▸ **GIVEN EXERCISE**: Give the number of lines in the listing below that include the word "this", with nothing more.

▸ **INFORMATION SUPPLIED**:
┌──

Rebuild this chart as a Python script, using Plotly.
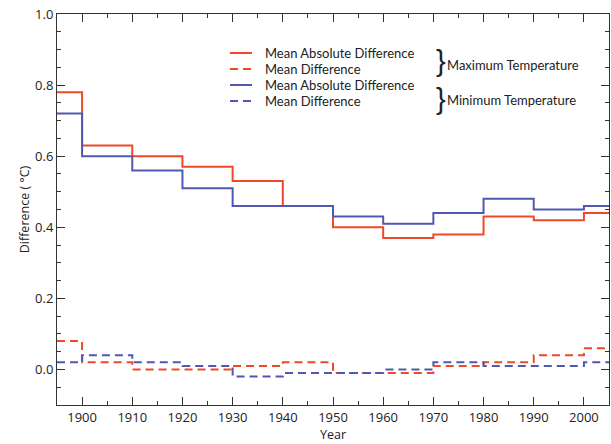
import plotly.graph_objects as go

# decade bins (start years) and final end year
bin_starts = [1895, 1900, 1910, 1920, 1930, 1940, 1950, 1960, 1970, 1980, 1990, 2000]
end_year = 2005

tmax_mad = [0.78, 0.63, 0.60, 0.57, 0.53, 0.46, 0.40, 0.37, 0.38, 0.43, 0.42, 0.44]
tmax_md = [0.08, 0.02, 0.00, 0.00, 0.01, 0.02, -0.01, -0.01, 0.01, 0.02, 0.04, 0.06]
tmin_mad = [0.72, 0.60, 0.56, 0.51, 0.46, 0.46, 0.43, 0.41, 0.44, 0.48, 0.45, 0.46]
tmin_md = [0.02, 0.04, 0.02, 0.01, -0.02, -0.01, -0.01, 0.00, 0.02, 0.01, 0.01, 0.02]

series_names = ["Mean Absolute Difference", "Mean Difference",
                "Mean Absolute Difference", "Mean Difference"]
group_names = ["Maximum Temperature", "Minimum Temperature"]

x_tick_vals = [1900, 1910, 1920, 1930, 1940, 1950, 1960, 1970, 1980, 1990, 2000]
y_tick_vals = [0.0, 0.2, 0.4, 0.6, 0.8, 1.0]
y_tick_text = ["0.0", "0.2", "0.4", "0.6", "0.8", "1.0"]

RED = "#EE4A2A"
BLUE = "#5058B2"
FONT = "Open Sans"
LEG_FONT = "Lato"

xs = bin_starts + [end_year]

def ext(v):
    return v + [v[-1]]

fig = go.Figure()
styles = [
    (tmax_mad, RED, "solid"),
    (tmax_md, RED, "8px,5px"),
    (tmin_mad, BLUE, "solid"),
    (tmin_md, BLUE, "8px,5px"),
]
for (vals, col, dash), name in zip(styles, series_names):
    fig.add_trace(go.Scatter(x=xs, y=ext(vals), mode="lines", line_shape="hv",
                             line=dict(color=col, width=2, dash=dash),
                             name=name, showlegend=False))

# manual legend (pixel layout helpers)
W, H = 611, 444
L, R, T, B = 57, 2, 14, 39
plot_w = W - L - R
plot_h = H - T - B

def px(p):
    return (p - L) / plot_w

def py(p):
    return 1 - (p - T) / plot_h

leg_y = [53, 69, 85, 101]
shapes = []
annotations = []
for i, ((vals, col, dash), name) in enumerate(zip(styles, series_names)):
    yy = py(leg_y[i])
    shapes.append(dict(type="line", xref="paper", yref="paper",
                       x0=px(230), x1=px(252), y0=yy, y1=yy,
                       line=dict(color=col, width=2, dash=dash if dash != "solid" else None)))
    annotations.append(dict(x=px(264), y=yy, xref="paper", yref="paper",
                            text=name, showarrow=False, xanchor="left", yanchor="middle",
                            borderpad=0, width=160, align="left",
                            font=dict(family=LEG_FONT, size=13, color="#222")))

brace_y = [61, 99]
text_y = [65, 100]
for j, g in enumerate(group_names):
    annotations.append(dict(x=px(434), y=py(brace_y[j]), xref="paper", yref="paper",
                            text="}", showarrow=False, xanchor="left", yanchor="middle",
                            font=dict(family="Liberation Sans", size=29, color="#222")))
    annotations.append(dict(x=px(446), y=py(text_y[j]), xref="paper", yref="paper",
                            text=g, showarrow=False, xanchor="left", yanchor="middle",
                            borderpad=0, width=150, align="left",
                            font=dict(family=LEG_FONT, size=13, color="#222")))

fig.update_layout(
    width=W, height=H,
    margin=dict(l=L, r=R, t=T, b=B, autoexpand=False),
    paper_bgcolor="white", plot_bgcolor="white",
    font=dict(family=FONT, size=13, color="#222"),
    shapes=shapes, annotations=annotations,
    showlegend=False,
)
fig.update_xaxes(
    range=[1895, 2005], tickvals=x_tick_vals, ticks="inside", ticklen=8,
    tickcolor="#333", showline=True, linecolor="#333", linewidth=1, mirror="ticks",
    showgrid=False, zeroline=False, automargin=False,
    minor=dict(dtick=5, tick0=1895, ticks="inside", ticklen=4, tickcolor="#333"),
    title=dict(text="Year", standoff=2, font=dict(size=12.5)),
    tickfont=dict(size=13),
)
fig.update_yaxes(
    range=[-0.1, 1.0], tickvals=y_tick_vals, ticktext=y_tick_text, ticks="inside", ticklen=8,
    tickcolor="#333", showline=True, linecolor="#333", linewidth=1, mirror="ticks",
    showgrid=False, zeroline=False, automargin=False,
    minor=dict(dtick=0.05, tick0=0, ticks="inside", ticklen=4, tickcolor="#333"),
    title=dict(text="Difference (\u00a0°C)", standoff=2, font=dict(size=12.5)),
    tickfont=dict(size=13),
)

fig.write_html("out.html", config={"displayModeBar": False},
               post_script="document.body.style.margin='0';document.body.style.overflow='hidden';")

└──
┌──

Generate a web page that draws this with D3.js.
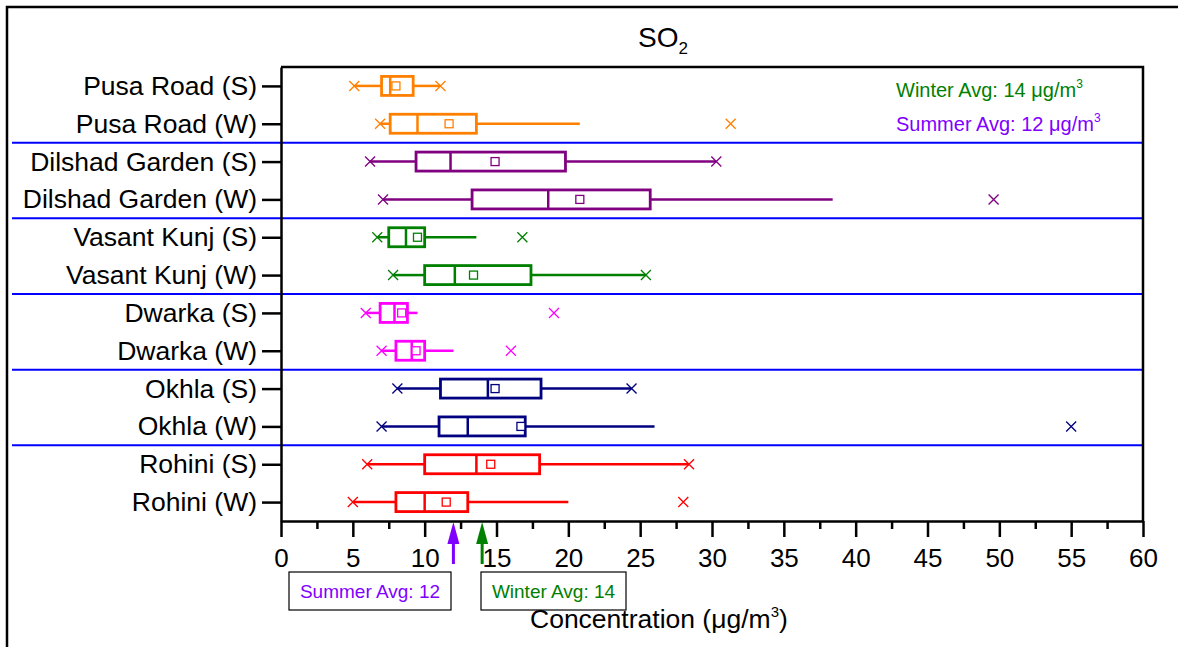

└──

▸ **WORKED SOLUTION**: 2